Aimed as it always has been at people of good will, no matter what their particular belief system, we're looking together at how faith works in the lives of Licking Countians. We're a more diverse group than demographics might lead you to think, but this is a predominately Christian community, and even our atheism tends to be Judeo-Christian in outlook.

 

I try to make no bones about the fact that I am a Christian, indeed even a Protestant pastor, with all the assumptions and expectations that might come with that role; my training and experience and practice are out of that background, and they make for a certain lens through which I focus my interests around faith and religion and spirituality.

 

What I hope I am able to do in this space, and I offer up these sorts of reflections every year or so as a reminder, is to create a forum for mutual understanding and communication between varieties of religious experience, as William James might put it. My first editor at this, Michael Shearer, was interested in how we might create a platform for not just the 25-30% of local residents who are active members of churches, but an opening through which the 70% who don't express their faith in that way might see and be seen as well.

 

If my email and the occasional piece of written mail are any indication, this column frustrates both those certain their is no such thing as a spiritual side to life, and those who are absolutely certain that there is but one way to comprehend and relate in practice to the divine intention, and they have it down pat. It's risky to say if I'm irritating both those camps, I'm doing this right, but it does seem to be a good sign.

 

Truth be told, sometimes I say good things about groups that I don't agree with, and I also feel like I need to poke hard at my own side in debates and discussions. I come out of the mainline/oldline Protestant tradition, which has not had a good century; my formative influences have been evangelical enough for me to speak the language, but my life in ministry has tracked with the rise, fall, and resurgence of a political religious right whose assumptions leave me disgruntled at best, disturbed at worst.

 

And for everyone who says to me — and yes, I hear this again and again — that they don't need to attend worship in a building or join a church to know God, I hope I've been consistent in this space in saying "you're right . . . but do you?" God is "out" there, but a worship service is for me and many a necessary tool to sharpen and refine my spiritual meanderings if left to my own internal devices. Churches are indeed full of hypocrites, of whom I am the foremost (sorry, Paul). But it's that jostling and rubbing of shoulders and opinions and certainties that helps me become more aware of how my personal faith can become a private obsession, drifting farther away from the true good, from God alone.

 

So there will, as long as this column runs, be a bias towards what is sometimes dismissively called "organized religion." Those of us who practice it always chuckle at that phrase, since we know just how organized we are. (Sigh.) And I am acutely aware that more and more, the words "religion" and even "church" provoke some strong reactions.

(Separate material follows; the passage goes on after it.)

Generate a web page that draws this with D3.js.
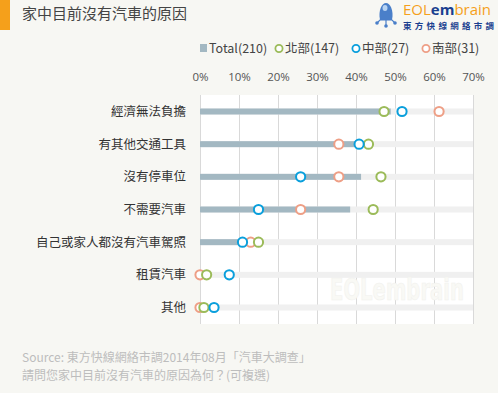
<!DOCTYPE html>
<html>
<meta charset="utf-8">
<style>
body {
  margin: 0;
  width: 498px;
  height: 393px;
  background: #f7f7f3;
  font-family: "Noto Sans CJK TC", "Open Sans", sans-serif;
}
svg { display: block; }
.axis path, .axis line { display: none; }
.axis text { fill: #555; font-size: 11.5px; font-family: "Open Sans", "Noto Sans CJK TC", sans-serif; }
.grid line { stroke: #d9d9d9; stroke-width: 1; }
.grid path { display: none; }
.rowlabel { fill: #333; font-size: 12.5px; text-anchor: end; }
.legend text { fill: #444; font-size: 12.5px; }
.foot { fill: #bdbdbd; font-size: 12px; }
</style>
<body>
<script src="https://cdn.jsdelivr.net/npm/d3@7"></script>
<script>
// data (percent)
var reasons = ["經濟無法負擔", "有其他交通工具", "沒有停車位", "不需要汽車", "自己或家人都沒有汽車駕照", "租賃汽車", "其他"];
var total   = [48.9, 40.5, 41.3, 38.5, 10.5, 0.8, 0.8];
var north   = [47.2, 43.2, 46.4, 44.4, 15.0, 1.7, 1.0];
var central = [51.8, 40.8, 25.8, 15.0, 10.9, 7.5, 3.6];
var south   = [61.3, 35.6, 35.6, 25.8, 13.0, 0.0, 0.0];
var ticks   = [0, 10, 20, 30, 40, 50, 60, 70];
var legendNames = ["Total(210)", "北部(147)", "中部(27)", "南部(31)"];

var colors = { total: "#a3b8c2", north: "#9bbb59", central: "#0a9fdc", south: "#ee9f86" };

var W = 498, H = 393;
var svg = d3.select("body").append("svg").attr("width", W).attr("height", H);

// header
svg.append("rect").attr("x", 0).attr("y", 0).attr("width", 10).attr("height", 30).attr("fill", "#f5a01b");
svg.append("text").attr("x", 22).attr("y", 19).attr("fill", "#444").style("font-size", "15px").text("家中目前沒有汽車的原因");

// logo
var logo = svg.append("g").attr("transform", "translate(386,0)");
logo.append("path").attr("d", "M-6,20 C-8,10 -4,3 0,3 C4,3 8,10 6,20 Z").attr("fill", "#4a7fc9");
logo.append("ellipse").attr("cx", -1).attr("cy", 8).attr("rx", 2.5).attr("ry", 3).attr("fill", "#b7d3f2");
logo.append("path").attr("d", "M-9,23 L-6,20 L6,20 L9,23 M0,20 L0,26").attr("stroke", "#4a7fc9").attr("stroke-width", 1.2).attr("fill", "none");
[[-9, 23], [0, 26], [9, 23]].forEach(function (p) {
  logo.append("circle").attr("cx", p[0]).attr("cy", p[1]).attr("r", 1.8).attr("fill", "#4a7fc9");
});
var lt = svg.append("text").attr("x", 403).attr("y", 15).style("font-size", "15px").style("font-family", "'Open Sans', sans-serif");
lt.append("tspan").attr("fill", "#f5a01b").text("EOL");
lt.append("tspan").attr("fill", "#1b3f8f").style("font-weight", "bold").text("em");
lt.append("tspan").attr("fill", "#f5a01b").text("brain");
svg.append("text").attr("x", 403).attr("y", 29).attr("fill", "#1b3f8f").style("font-size", "8.5px")
  .style("font-weight", "bold").style("letter-spacing", "3.3px").text("東方快線網絡市調");

// scales
var x = d3.scaleLinear().domain([0, 70]).range([200, 473]);
var y = d3.scalePoint().domain(reasons).range([111.5, 307.5]);

// plot background
svg.append("rect").attr("x", x(0)).attr("y", 95).attr("width", x(70) - x(0)).attr("height", 229).attr("fill", "#fff");

// grid
svg.append("g").attr("class", "grid").attr("transform", "translate(0,95)")
  .call(d3.axisBottom(x).tickValues(ticks).tickSize(229).tickFormat(""));

// tick labels
svg.append("g").attr("class", "axis").attr("transform", "translate(0,84)")
  .call(d3.axisTop(x).tickValues(ticks).tickSize(0).tickFormat(function (d) { return d + "%"; }));

// legend
var lg = svg.append("g").attr("class", "legend");
var lx = [200, 279, 356, 426];
lg.append("rect").attr("x", lx[0]).attr("y", 44).attr("width", 7).attr("height", 8).attr("fill", colors.total);
lg.append("text").attr("x", lx[0] + 9).attr("y", 52.5).text(legendNames[0]);
[colors.north, colors.central, colors.south].forEach(function (c, i) {
  lg.append("circle").attr("cx", lx[i + 1]).attr("cy", 48.5).attr("r", 3.6)
    .attr("fill", "#fff").attr("stroke", c).attr("stroke-width", 1.8);
  lg.append("text").attr("x", lx[i + 1] + 6).attr("y", 53).text(legendNames[i + 1]);
});

// rows
var rows = svg.append("g");
rows.selectAll(".bg").data(reasons).enter().append("rect")
  .attr("x", x(0)).attr("y", function (d) { return y(d) - 3; })
  .attr("width", x(70) - x(0)).attr("height", 6).attr("fill", "#f0f0f0");
rows.selectAll(".bar").data(total).enter().append("rect")
  .attr("x", x(0)).attr("y", function (d, i) { return y(reasons[i]) - 3; })
  .attr("width", function (d) { return x(d) - x(0); }).attr("height", 6).attr("fill", colors.total);

rows.selectAll(".rowlabel").data(reasons).enter().append("text")
  .attr("class", "rowlabel").attr("x", 186).attr("y", function (d) { return y(d) + 4.5; })
  .text(function (d) { return d; });

// faint watermark
svg.append("text").attr("x", 330).attr("y", 300)
  .attr("fill", "#f9f9f5").attr("stroke", "#f1f1ee").attr("stroke-width", 0.6)
  .style("font-size", "30px").style("font-weight", "bold")
  .style("font-family", "'Liberation Sans Narrow', 'DejaVu Sans Condensed', sans-serif")
  .attr("textLength", 134).attr("lengthAdjust", "spacingAndGlyphs").text("EOLembrain");

// dots: south first, then north, then central on top
[["south", south], ["north", north], ["central", central]].forEach(function (s) {
  rows.selectAll(".dot-" + s[0]).data(s[1]).enter().append("circle")
    .attr("cx", function (d) { return x(d); })
    .attr("cy", function (d, i) { return y(reasons[i]); })
    .attr("r", 4.6).attr("fill", "#fff").attr("stroke", colors[s[0]]).attr("stroke-width", 2);
});

// footer
svg.append("text").attr("class", "foot").attr("x", 22).attr("y", 362).text("Source: 東方快線網絡市調2014年08月「汽車大調查」");
svg.append("text").attr("class", "foot").attr("x", 22).attr("y", 380).text("請問您家中目前沒有汽車的原因為何？(可複選)");
</script>
</body>
</html>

One of the areas I hope to explore in 2017, with those of you both inside and outside of those terms, is why this reaction continues to gather strength.

 

Because in my own experience, the church as an intentionally gathered body of believers has worked pretty hard in the last generation to be more accountable, less hierarchical, and truly faithful to the teachings of Jesus. But I hear from those who are at work in congregational life who claim a faithfulness to Buddha, or Muhammad, or simply to HaShem, Adonai . . . that there's an anti-institutional urge in today's culture that pushes against us all.

 

That's one of the reasons that, though my faith in Jesus Christ as Lord and Savior is firm, I am more than willing to be open in dialogue and discussion and the occasional debate with those whose experience is different than my own. I think we all might learn from such conversations in 2017!